China Construction Bank Corp. (939), the nation’s second-largest lender by assets, posted a 20 percent gain in quarterly profit as lending and fee income grew and asset quality improved.
Net income climbed to 54.77 billion yuan ($8.6 billion) in the quarter ended June 30 from 45.6 billion yuan a year earlier, based on figures published by the Beijing-based lender yesterday. That beat the 49.9 billion-yuan average estimate of 16 analysts surveyed by Bloomberg.
Construction Bank, which posted profit growth of 10 percent or more for 11 straight quarters through December, may struggle to maintain earnings momentum as the slowing economy pushes borrowers to default. Moves to deregulate interest rates, along with easing liquidity after cuts in reserve ratios and borrowing costs, could also reduce banks’ pricing power on loans.
“We would characterize CCB’s second-quarter earnings results as the strongest” among peers that have reported so far, Sanford C. Bernstein & Co. analysts led by Mike Werner wrote in a note today. “The continued economic uncertainty and concern over deteriorating credit quality will result in the more defensive and larger names (like CCB) outperforming their peers and the market.”
Shares of Chinese banks are trading close to record-low valuations in Hong Kong. China Everbright Bank Co. said yesterday it plans to postpone its Hong Kong listing, citing a “sluggish capital market,” the global economy’s slow recovery, “relatively low” valuations for banking shares and the European debt crisis.

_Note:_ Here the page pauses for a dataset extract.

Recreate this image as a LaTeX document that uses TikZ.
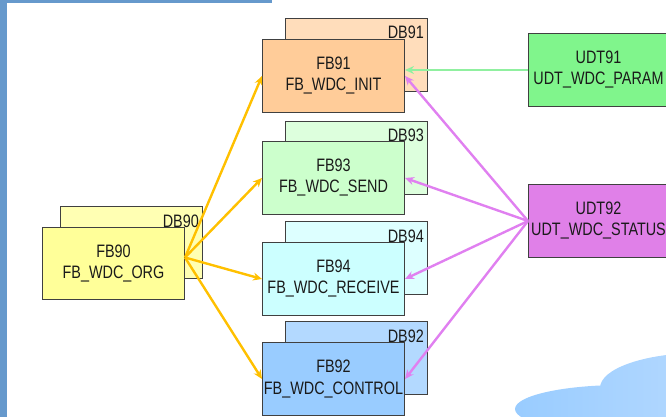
\documentclass[tikz,border=0pt]{standalone}
\usepackage{fontspec}
\newfontfamily\lbl{Liberation Sans}[FakeStretch=0.8]
\usetikzlibrary{arrows.meta}
\definecolor{frameblue}{HTML}{6699CC}
\definecolor{edge}{HTML}{404040}
\definecolor{txt}{HTML}{1A1A1A}
\definecolor{fbA}{HTML}{FFCC99}\definecolor{dbA}{HTML}{FFDDBB}
\definecolor{fbB}{HTML}{CCFFCC}\definecolor{dbB}{HTML}{DDFFDD}
\definecolor{fbC}{HTML}{CCFFFF}\definecolor{dbC}{HTML}{DDFFFF}
\definecolor{fbD}{HTML}{99CCFF}\definecolor{dbD}{HTML}{B3D9FF}
\definecolor{fbE}{HTML}{FFFF99}\definecolor{dbE}{HTML}{FFFFB3}
\definecolor{udtA}{HTML}{80F58C}
\definecolor{udtB}{HTML}{E080E8}
\definecolor{ylw}{HTML}{FFC000}
\definecolor{pnk}{HTML}{E080F0}
\definecolor{grn}{HTML}{90F0A0}
\definecolor{cloudL}{HTML}{99CCFF}
\definecolor{cloudR}{HTML}{C2DFFF}
\tikzset{
  box/.style={draw=edge, line width=1pt, minimum width=142pt, minimum height=73pt,
    anchor=north west, inner sep=0pt, align=center, text=txt,
    font=\lbl\fontsize{18}{21}\selectfont},
  udtbox/.style={box, minimum width=140pt},
  dblabel/.style={anchor=base east, inner sep=0pt, text=txt, font=\lbl\fontsize{18}{21}\selectfont},
  conn/.style={line width=2.4pt, -{Stealth[length=9pt,width=8pt]}},
}
\begin{document}
\begin{tikzpicture}[x=1pt,y=-1pt]
\useasboundingbox (0,0) rectangle (666,417);
\clip (0,0) rectangle (666,417);
% frame
\fill[frameblue] (0,0) rectangle (7,417);
\fill[frameblue] (0,0) rectangle (272,3);
% cloud
\shade[left color=cloudL, right color=cloudR, shading angle=90, nonzero rule]
  (700,388) ellipse[x radius=100, y radius=35]
  (622,409) ellipse[x radius=107, y radius=24];
% DB boxes
\node[box, fill=dbA] (db91) at (285,18) {};
\node[box, fill=dbB] (db93) at (285,121) {};
\node[box, fill=dbC] (db94) at (285,221) {};
\node[box, fill=dbD] (db92) at (285,321) {};
\node[box, fill=dbE, minimum height=72pt] (db90) at (60,206) {};
\node[dblabel] (l91) at ([xshift=-4pt,yshift=-21pt]db91.north east) {DB91};
\node[dblabel] (l93) at ([xshift=-4pt,yshift=-21pt]db93.north east) {DB93};
\node[dblabel] (l94) at ([xshift=-4pt,yshift=-21pt]db94.north east) {DB94};
\node[dblabel] (l92) at ([xshift=-4pt,yshift=-21pt]db92.north east) {DB92};
\node[dblabel] (l90) at ([xshift=-4pt,yshift=-21pt]db90.north east) {DB90};
% FB boxes
\node[box, fill=fbA] (fb91) at (262,39) {FB91\\FB\_WDC\_INIT};
\node[box, fill=fbB] (fb93) at (262,141) {FB93\\FB\_WDC\_SEND};
\node[box, fill=fbC] (fb94) at (262,242) {FB94\\FB\_WDC\_RECEIVE};
\node[box, fill=fbD] (fb92) at (262,342) {FB92\\FB\_WDC\_CONTROL};
\node[box, fill=fbE, minimum height=72pt] (fb90) at (42,227) {FB90\\FB\_WDC\_ORG};
% UDT boxes
\node[udtbox, fill=udtA] (udt91) at (528,33) {UDT91\\UDT\_WDC\_PARAM};
\node[udtbox, fill=udtB] (udt92) at (528,184) {UDT92\\UDT\_WDC\_STATUS};
% yellow connectors
\coordinate (org) at ([yshift=6pt]fb90.east);
\foreach \t in {fb91,fb93,fb94,fb92}
  \draw[conn, ylw] (org) -- (\t.west);
% pink connectors
\foreach \t in {fb91,fb93,fb94,fb92}
  \draw[conn, pnk] (udt92.west) -- (\t.east);
% green connector
\draw[conn, grn] (udt91.west) -- (fb91.east |- udt91.west);
\end{tikzpicture}
\end{document}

About 17 of the 47 business owners reported to have disappeared last year to escape loan repayments were Construction Bank clients, the South China Morning Post reported in May, citing PresidentZhang Jianguo. The lender is owed about 3 billion yuan by Zhejiang Zhongjiang Holding, which is under debt reorganization after filing for bankruptcy, Financial News reported last month.
Shares of Construction Bank slipped 0.8 percent to HK$5.22 in Hong Kong trading. They have lost 3.7 percent this year after declining 22 percent in 2011. The benchmark Hang Seng Index lost 14 percent in the same period.
China’s economy expanded last quarter at the slowest pace in three years as Europe’s debt crisis crimped exports and the government’s crackdown on property speculation cooled domestic demand. The slowdown may extend into a seventh quarter, with Deutsche Bank AG cutting its growth estimate for the three months through September to 7.5 percent from 7.9 percent. HSBC Holdings Plc (HSBA) on Aug. 24 lowered its outlook for the full year to an 8 percent expansion, down from 8.4 percent.
The nation’s banks doled out 4.86 trillion yuan of new loans in the first half, an increase of 16 percent from the same period a year earlier.
Growth in new lending this year will be slightly higher than in 2011, President Zhang Jianguao said at a news conference in Hong Kong today.
The China Banking Regulatory Commission told lenders last month that lack of funding, high leverage and a peak of maturing loans have increased the risk that some developers’ financing chains may collapse, a person with knowledge of the matter said on Aug. 17.
For the first six months, Construction Bank’s profit rose 14.5 percent to 106.3 billion yuan, after the lender set aside 14.7 billion yuan against soured loans, 6 percent more than the same period a year earlier. Smaller rival Bank of China Co. last week posted a 5.3 percent increase in first-half net income to 34.8 billion yuan.
The People’s Bank of China cut interest rates for the first time in three years on June 7 and announced a second reduction less than a month later. The central bank also gave lenders permission to pay as much as 1.1 times the officially established deposit rate and give discounts as deep as 30 percent on loans.
“Banks will feel the pain of the margin squeeze once the impact of the monetary policy loosening and the interest rate liberalization fully kick in next year,” said Wilson Li, a Shenzhen-based analyst at Guotai Junan Securities Co. He expects profit growth of all Hong Kong-listed Chinese banks to drop to “single digits” in 2013.
The bank is increasing non-lending income and adopting other measures to cope with the effects of liberalization, Vice President Hu Zheyi said at today’s news conference.
Construction Bank’s net interest income, the difference between what it pays on deposits and receives on loans, rose 16.5 percent in the first half to 169.7 billion yuan as the net interest margin widened to 2.71 percent. Income from fee and commission services, such as bank cards and custodian services, rose 3.3 percent to 49.2 billion yuan.